Catching up on classes, DiLoCo, Decentralized Training and Expert Parallelism
The last 2 days have been really busy, so I couldn’t even attend to the 3 classes that took place then. I caught up all of them this saturday, but it’s fine, I was already familiar with the topics
DiLoCo
The first guest lecture was DiLoCo by Zach Charles from Google. DiLoCo is a distributed, internet-scale training strategy, very similar to federated training. Basically, on local nodes you implement regular DDP / other paralellism. Then, after H timesteps, you exchange parameters, and perform an outer-gradient step. The idea is that naively averaging parameters degrades performance, but trying to find the overall gradient over the H timesteps, and combining them, allows to find the distributed overall gradient, which is more pertinent. Overlapping some of the training examples allows to introduce a larger overlap of distributions (and gradients).

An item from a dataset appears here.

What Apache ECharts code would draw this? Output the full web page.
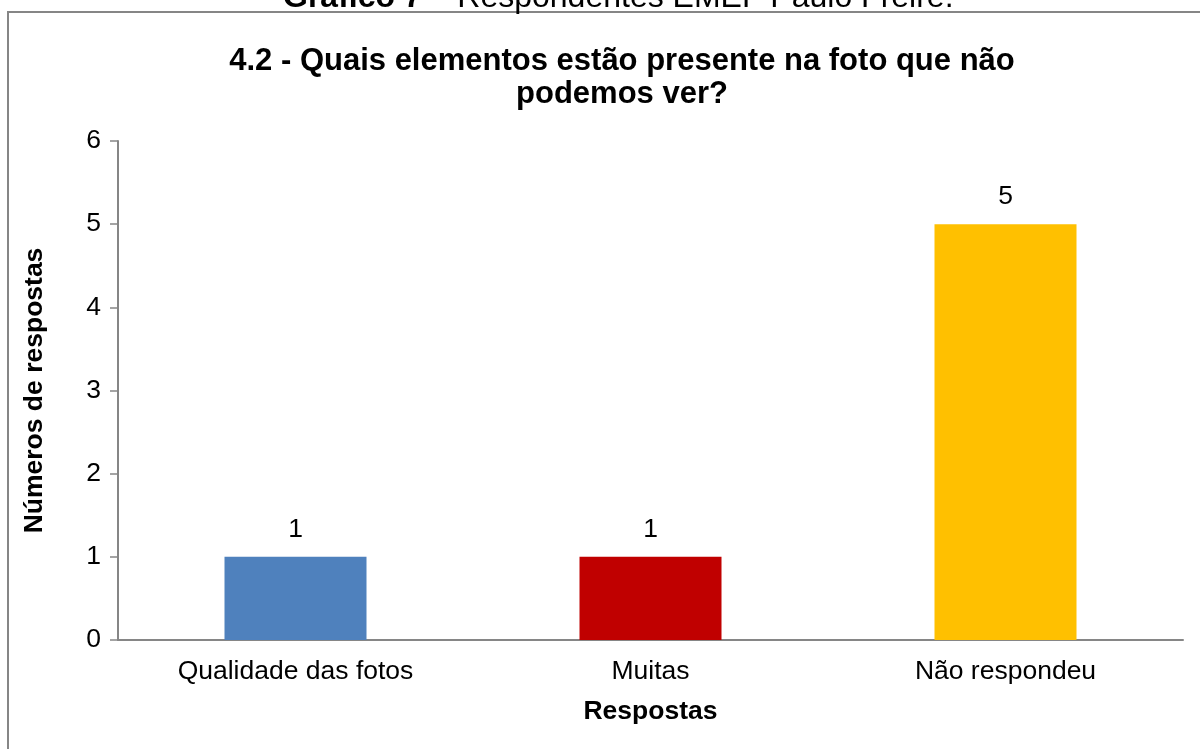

To further optimize this decentralized techine, researchers introduced Streaming DiLoCo, a variant, once again, overlapping computations and communications
Decentralized Training
Then, Sami Jaghouar from Prime Intellect discussed Decentralized Training overall, with DiLoCo, OpenDiLoCo (their version) and Intellect-1, their 10B model trained across 3 continents (!!!). He also discussed applying such decentralized patterns to RL, which is even easier, with one cluster/node performing inference, another the reward model, and yet another the training models. He insisted on the importance of fault tolerance, as the risk of having GPU failures grows with the number of GPU, and becomes daily occurences with frontier scale clusters.
Expert Parallelism
Finaly, Matej Sirovatka from GPU MODE explained in more details the math behind MoE and Expert Parellism, a form of tensor parallelism where the experts of a MoE are scattered across ranks.